You met and began working with Emilio in 1975. Did you know back then you were on to a winning thing?

“I’m a bit psychic and early on I remember telling Emilio ‘I think we’re gonna be famous and I think we’re gonna be famous all over the world’. I believed so strongly in the music and I didn’t know how it was going to happen but I just knew something was gonna happen.”

How was it being hailed as a 1980s sex symbol?

“That was tough for me. I never hid the fact I was married and had a kid [son Nayib] and growing up I never felt sexy at all. But I learned to embrace what people felt was sexy and that seemed to stem from allowing people to see who I was and how music made me feel. I think that’s a sexy thing, when someone is confident and you can tell they believe in what they’re doing.”

When putting together On Your Feet! how tough was it for you to revisit the 1990 bus crash that could have ended your career?

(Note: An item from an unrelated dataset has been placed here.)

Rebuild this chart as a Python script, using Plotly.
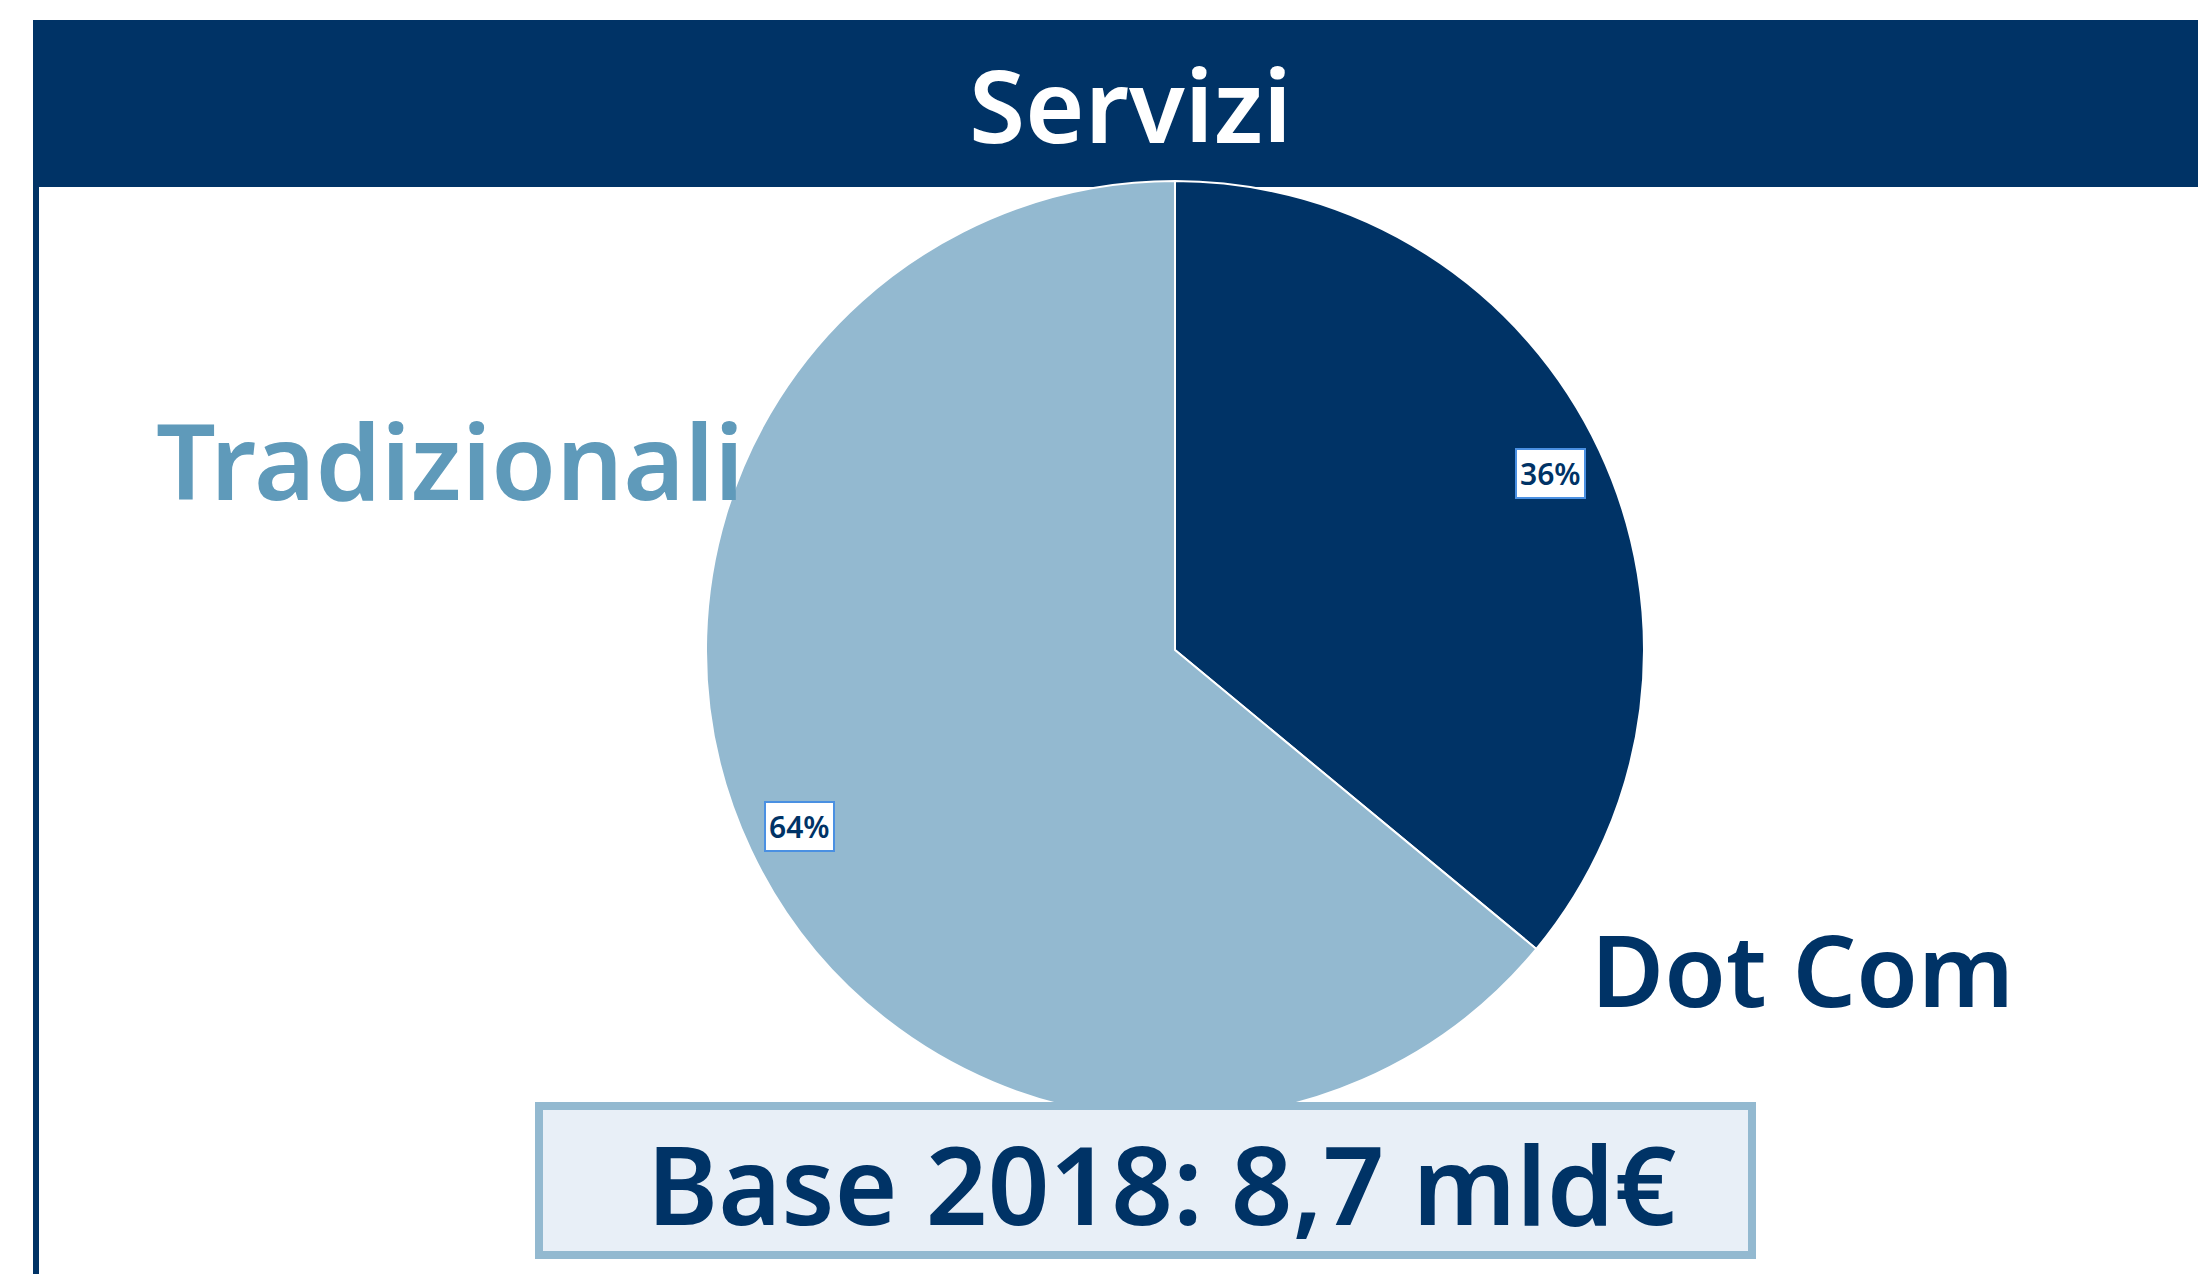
import math
import plotly.graph_objects as go

# ---- data ----
categories = ["Dot Com", "Tradizionali"]
values = [36, 64]
title_text = "Servizi"
base_text = "Base 2018: 8,7 mld€"

# ---- style ----
W, H = 2198, 1274
NAVY = "#003366"
LIGHT = "#93B9D0"
TRAD_TXT = "#5F9ABA"
FONT = "Noto Sans"

cx, cy, R = 1175, 650, 469  # pie centre / radius in px


def px(x):
    return x / W


def py(y):
    return 1 - y / H


fig = go.Figure()
fig.add_trace(go.Pie(
    labels=categories,
    values=values,
    sort=False,
    direction="clockwise",
    rotation=0,
    marker=dict(colors=[NAVY, LIGHT], line=dict(color="white", width=2)),
    textinfo="none",
    hoverinfo="skip",
    showlegend=False,
    domain=dict(x=[px(cx - R), px(cx + R)], y=[py(cy + R), py(cy - R)]),
))

shapes = [
    # header band
    dict(type="rect", xref="paper", yref="paper", x0=px(34), x1=px(W + 5), y0=py(187), y1=py(20),
         fillcolor=NAVY, line=dict(width=0), layer="below"),
    # left vertical rule
    dict(type="rect", xref="paper", yref="paper", x0=px(33), x1=px(39), y0=py(H + 5), y1=py(20),
         fillcolor=NAVY, line=dict(width=0), layer="below"),
    # base box
    dict(type="rect", xref="paper", yref="paper", x0=px(539), x1=px(1752), y0=py(1255), y1=py(1106),
         fillcolor="#E8EFF7", line=dict(color=LIGHT, width=8), layer="above"),
]

annotations = [
    dict(text=title_text, x=px(1130), y=py(104), xref="paper", yref="paper",
         showarrow=False, xanchor="center", yanchor="middle",
         font=dict(family=FONT, size=102, color="white", weight=600)),
    dict(text=base_text, x=px(1161), y=py(1183), xref="paper", yref="paper",
         showarrow=False, xanchor="center", yanchor="middle",
         font=dict(family=FONT, size=108, color=NAVY, weight=600)),
    dict(text=categories[1], x=px(450), y=py(460), xref="paper", yref="paper",
         showarrow=False, xanchor="center", yanchor="middle",
         font=dict(family=FONT, size=105, color=TRAD_TXT, weight=600)),
    dict(text=categories[0], x=px(1802), y=py(968), xref="paper", yref="paper",
         showarrow=False, xanchor="center", yanchor="middle",
         font=dict(family=FONT, size=100, color=NAVY, weight=600)),
]

# percentage labels placed at each slice's mid-angle
total = sum(values)
cum = 0
for v in values:
    a = math.radians((cum + v / 2) / total * 360)
    cum += v
    lx = cx + 0.886 * R * math.sin(a)
    ly = cy - 0.886 * R * math.cos(a)
    annotations.append(dict(
        text=f"{round(v / total * 100)}%", x=px(lx), y=py(ly), xref="paper", yref="paper",
        showarrow=False, xanchor="center", yanchor="middle",
        font=dict(family=FONT, size=30, color=NAVY, weight=600),
        bgcolor="white", bordercolor="#4A90E2", borderwidth=2, borderpad=3,
    ))

fig.update_layout(
    width=W, height=H,
    margin=dict(l=0, r=0, t=0, b=0),
    paper_bgcolor="white", plot_bgcolor="white",
    shapes=shapes, annotations=annotations,
)

fig.write_html(
    "out.html",
    config={"displayModeBar": False},
    post_script="document.body.style.margin='0';document.body.style.overflow='hidden';",
)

“It’s strange because I remember more the aftermath than the actual crash. I’ve spoken to a lot of people who have also been involved in accidents and they agree there must be some mechanism in our brains or our spirits where you remember before and after but you don’t remember the actual moment of impact. I was awake for it and afterwards, as I lay on the floor, I was in so much pain I was praying I’d faint but I never did. I remember everything except the actual breaking of my back.”

What got you through the painful process of rehabilitation?

“I grew up taking care of my wheelchair-bound father so I knew what my family might have to face with me. I didn’t care about getting back on stage. I just wanted to be independent and walk again. I said ‘OK, if I end up in a chair I’ll figure out a way to deal with it but I am gonna fight my hardest for that not to happen’. Then I started getting all these letters from people. They kept throwing the song Get On Your Feet back in my face and I said to Emilio ‘I never did this for the fame so what if this is the sole reason I became famous? What if I have the opportunity through my perseverance to somehow inspire people?’ I rehabbed like six or seven hours a day, first in the pool because I couldn’t walk, and I had biofeedback – attaching electrodes to the muscles so they wouldn’t die.”

Now with your story being retold on stage, have people mentioned to you about how it has inspired them?

“They have and it’s wonderful. There was a man who ran a company with 20 employees. He told me: ‘My wife took me to your show on a Broadway weekend and I went along reluctantly because it was the fifth show and I was Broadway-ed out. But because of your show I now have a 60-person company because I’d given up on my dreams of making it bigger, then seeing it really inspired me.’ Another person wanted to start a swim programme for special needs students, but they’d never gotten around to it, thinking ‘This is never gonna happen’. Then they started it after seeing the show and it’s been incredibly successful.”